One of the only ways in which this can be stopped is by sickness. Those who are forced to lie down are forced to look up, as the saying goes. Tragedy and sickness, death in the family, these seem to be some of the remaining agents to make the traffic lights of life turn red for a while. As a people we hold God at arm’s length for many and varied reasons. We may see rather too much tragedy around us and blame God for not intervening to put it right. We may have been brought up under very bad circumstances and inwardly smart when confronted by those “more fortunate than ourselves.” We may even ask why God ever allowed sin in the world in the first place. If He is so almighty, why couldn’t He have devised some plan which would bring less pain and suffering. We may look at the fragmented state of the Christian church world-wide and denounce the whole lot as one great hypocrisy, all “meaningless mumbo-jumbo”. We can even delude ourselves that we have descended from monkeys and therefore need no moral or ethical code, it’s “each man for himself.”

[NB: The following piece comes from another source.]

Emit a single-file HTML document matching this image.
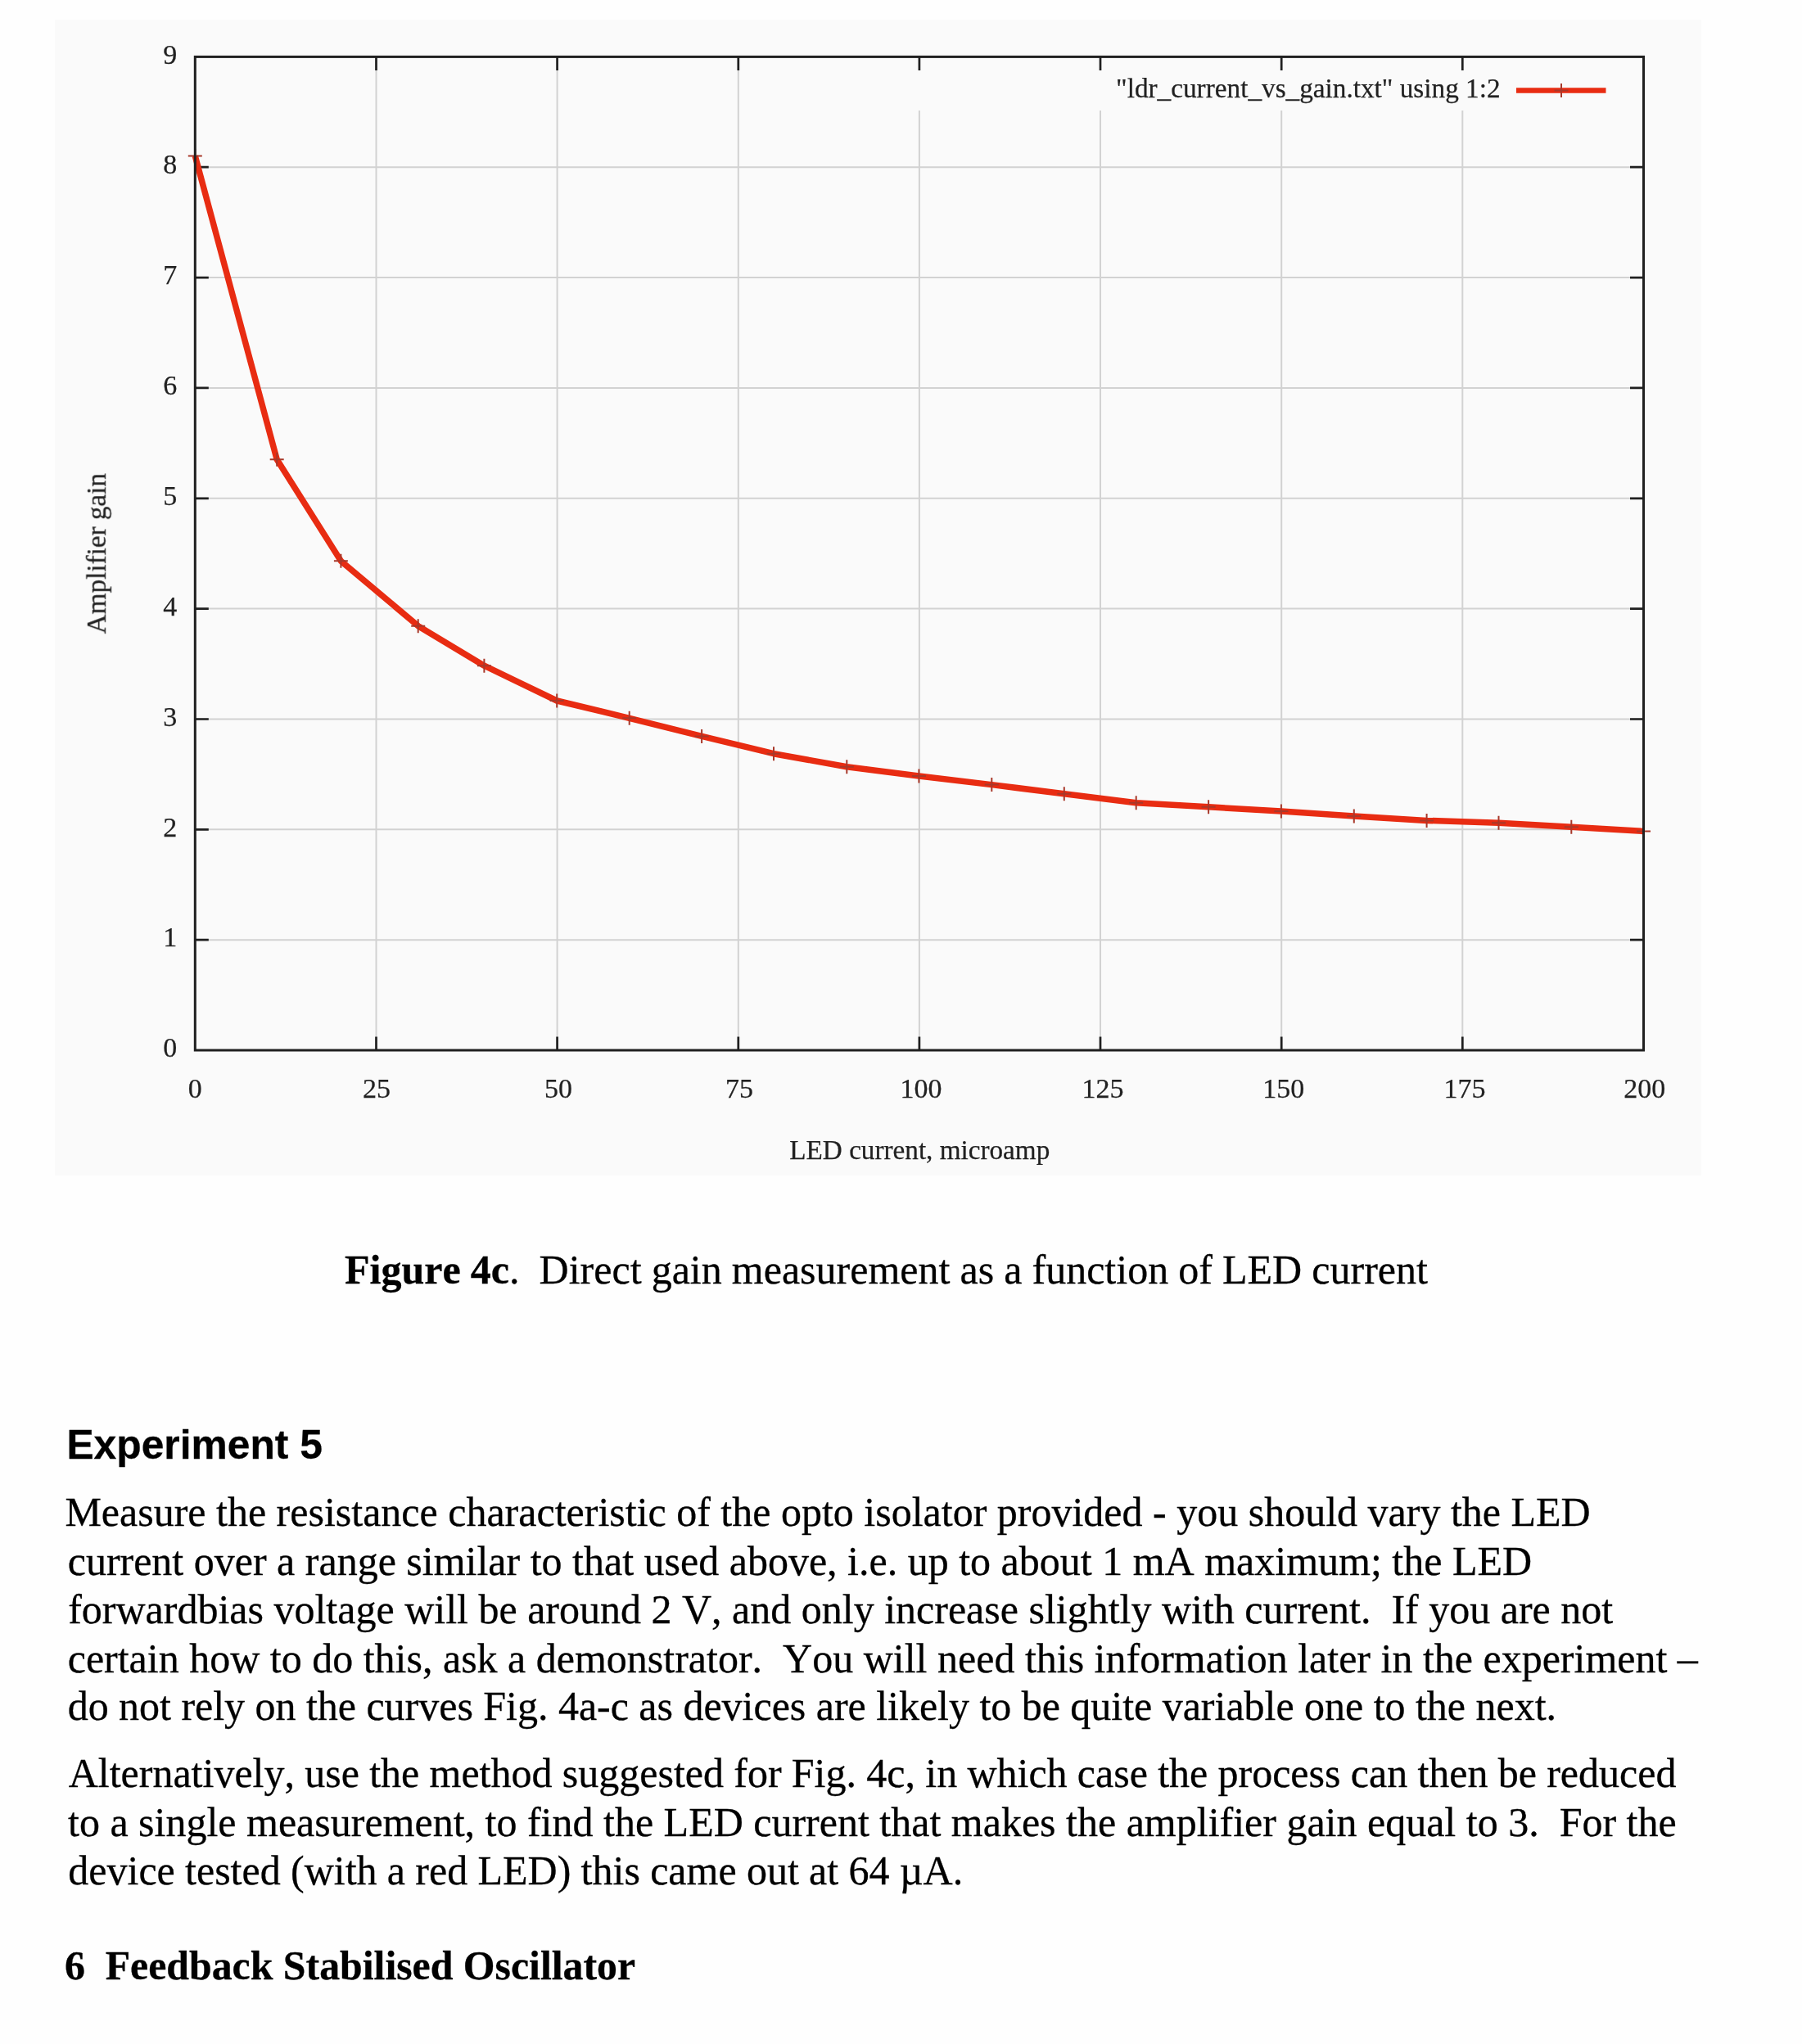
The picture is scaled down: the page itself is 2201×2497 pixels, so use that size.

Yes, all these reasons are found in people’s lives, even though they may not vocalise them. But the truth of the matter is that each supposed reason is nothing more than a smokescreen, or a wall of defence behind which to hide from the truth. In the end, when a man becomes willing to face facts, he knows that he possesses a conscience. Do the animals have that? Who gave him this inbuilt barometer of right and wrong? Why always look OUTSIDE of ourselves for the origin of evil? Why not accept that in the end, we ourselves are responsible for our lives, what we do, what we say, what we think, to whom we yield ourselves, whom we believe, and by what philosophy we live and die. So, why blame Adam for our own sin? None of us would have done any better in the Garden. Oh God, I am the cause of my own misery! Is there none to relieve me? Yes! Jesus Christ has lived, died, and risen again for that very purpose. To believe in Him is to have FORGIVENESS, FREEDOM, and DESTINY!